Sonia cold vibes for Sibal?

Prime Minister Manmohan Singh lavished rich praise on Human Resource Development Minister Kapil Sibal at a Teacher’s Day function. The prime minister complimented Sibal for “the “zeal, dedication and enthusiasm” that he has brought to bear on the work of “the most important ministry of the union government”, days after he was criticised by his colleagues in the Rajya Sabha over the Education Tribunal bill.

But Sibal was not lucky with Congress chief Sonia Gandhi. At a function earlier this week to inaugurate 31 Jawahar Navodaya Vidyalaya buildings, Sonia Gandhi did not speak a word about Sibal’s work. The message was clear: Sibal apparently has to build bridges with his colleagues within the party as nobody shed a tear over the deferment of the educational tribunal bill in the Rajya Sabha following criticism by party MP from Andhra Pradesh K. Keshava Rao.
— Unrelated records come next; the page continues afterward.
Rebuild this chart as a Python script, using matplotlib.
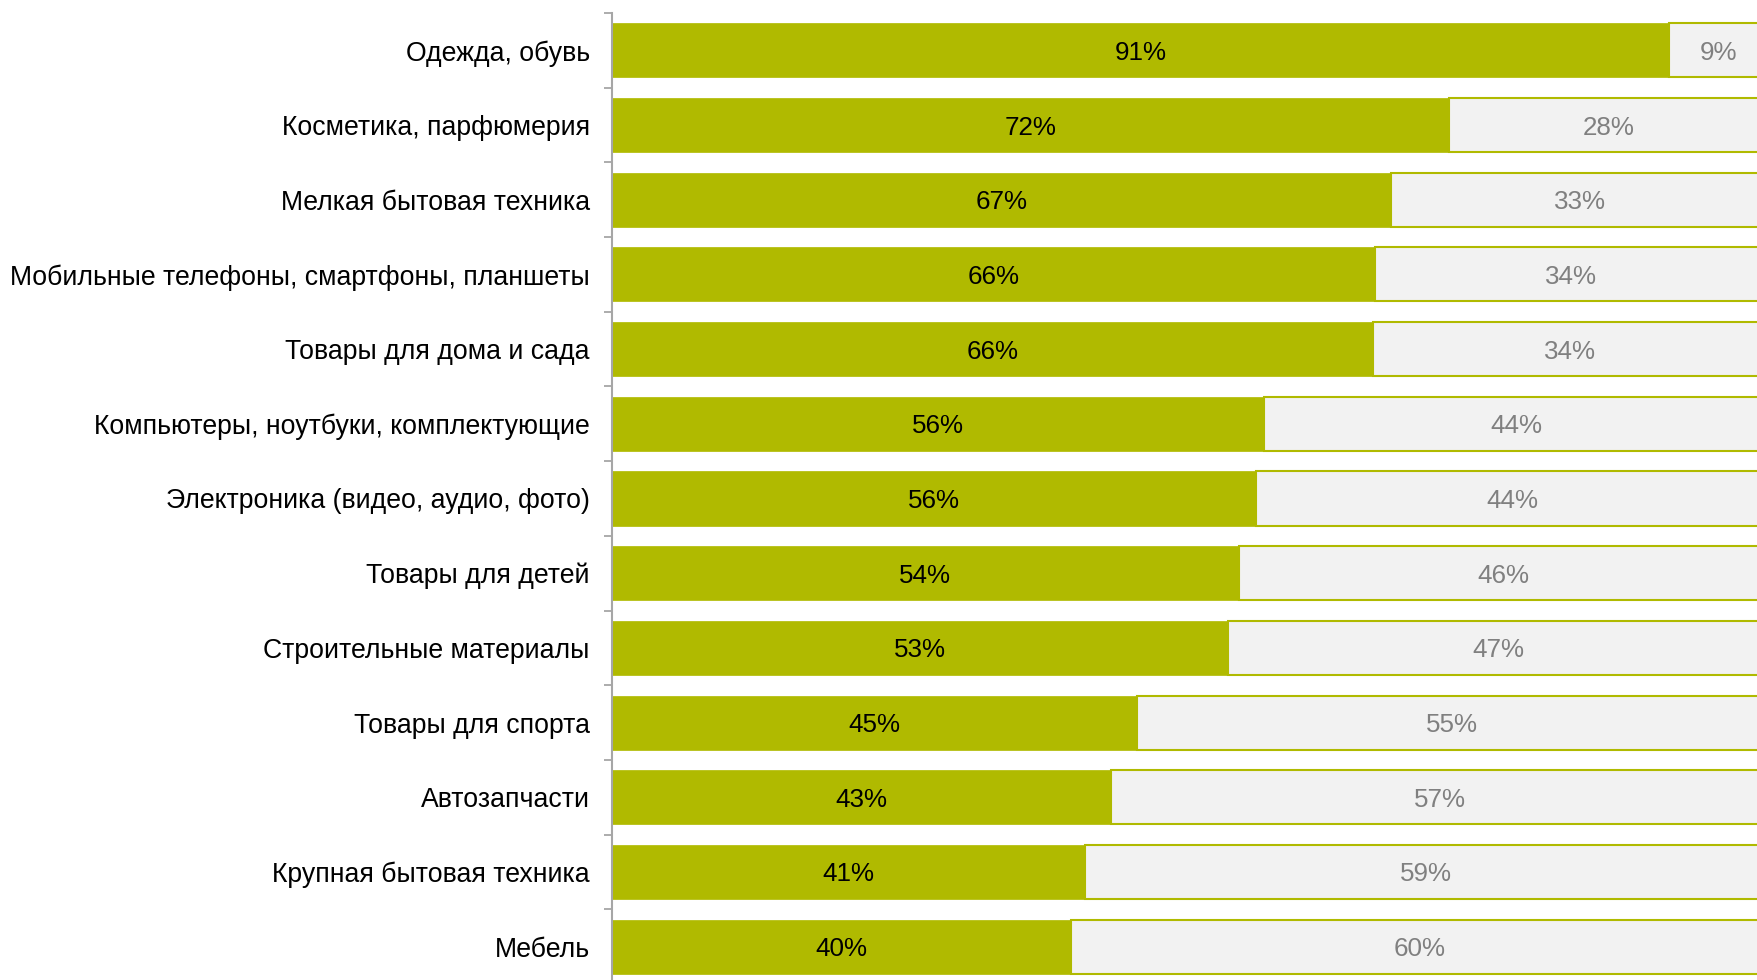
import matplotlib.pyplot as plt
import numpy as np

#%% Data

categories = ['Одежда, обувь', 'Косметика, парфюмерия', 'Мелкая бытовая техника',
              'Мобильные телефоны, смартфоны, планшеты', 'Товары для дома и сада',
              'Компьютеры, ноутбуки, комплектующие', 'Электроника (видео, аудио, фото)',
              'Товары для детей', 'Строительные материалы', 'Товары для спорта',
              'Автозапчасти', 'Крупная бытовая техника', 'Мебель']
share_yes = [91.4, 72.4, 67.4, 66.0, 65.8, 56.4, 55.7, 54.2, 53.3, 45.4, 43.2, 40.9, 39.7]
share_no = [8.6, 27.6, 32.6, 34.0, 34.2, 43.6, 44.3, 45.8, 46.7, 54.6, 56.8, 59.1, 60.3]

green = '#B0BA00'
light = '#F2F2F2'

#%% Plot

plt.rcParams['font.family'] = ['Liberation Sans', 'DejaVu Sans']
fig = plt.figure(figsize=(17.58, 9.80), dpi=100)
ax = fig.add_axes([612/1758, -4/980, 1156/1758, 971/980])

y = np.arange(len(categories))
h = 0.723
ax.barh(y, share_yes, height=h, color=green, edgecolor=green, linewidth=0.5)
ax.barh(y, share_no, left=share_yes, height=h, color=light, edgecolor=green, linewidth=1.5)

for i in range(len(categories)):
    ax.text(share_yes[i]/2, y[i], '%d%%' % round(share_yes[i]), ha='center', va='center_baseline',
            fontsize=18.7, color='black')
    ax.text(share_yes[i] + share_no[i]/2, y[i], '%d%%' % round(share_no[i]), ha='center',
            va='center_baseline', fontsize=18.7, color='#808080')

ax.set_xlim(0, 100)
ax.set_ylim(len(categories) - 0.5, -0.5)
ax.set_yticks(y)
ax.set_yticklabels(categories, fontsize=19.2, va='center_baseline')
ax.set_yticks(np.arange(-0.5, len(categories), 1), minor=True)
ax.tick_params(axis='y', which='major', length=0, pad=16)
ax.tick_params(axis='y', which='minor', length=6, width=1.3, color='#A6A6A6', direction='out')
ax.set_xticks([])
for s in ['top', 'right', 'bottom']:
    ax.spines[s].set_visible(False)
ax.spines['left'].set_color('#A6A6A6')
ax.spines['left'].set_linewidth(1.5)

plt.savefig('out.png', dpi=100)
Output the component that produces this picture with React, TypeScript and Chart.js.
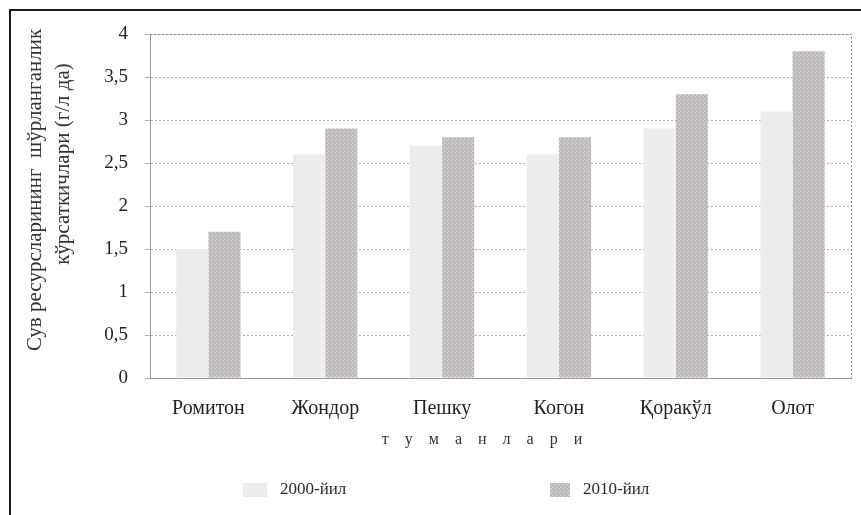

Ramesh wary of back-biting in Congress

The scrapping of Vedanta’s mining project in Orissa put the spotlight firmly on the man behind it: India’s green minister Jairam Ramesh.

The minister, also a close aide of the powerful Gandhi family, is revelling in all the media attention, but is at pains to to downplay it. Guess why? “Too much media attention will lead to back-biting in the Congress,” he confessed.

Clearly, many party colleague have turned not only green with envy, but red with rage after the media blitz surrounding the man they hold responsible for stalling many infrastructural projects in the country.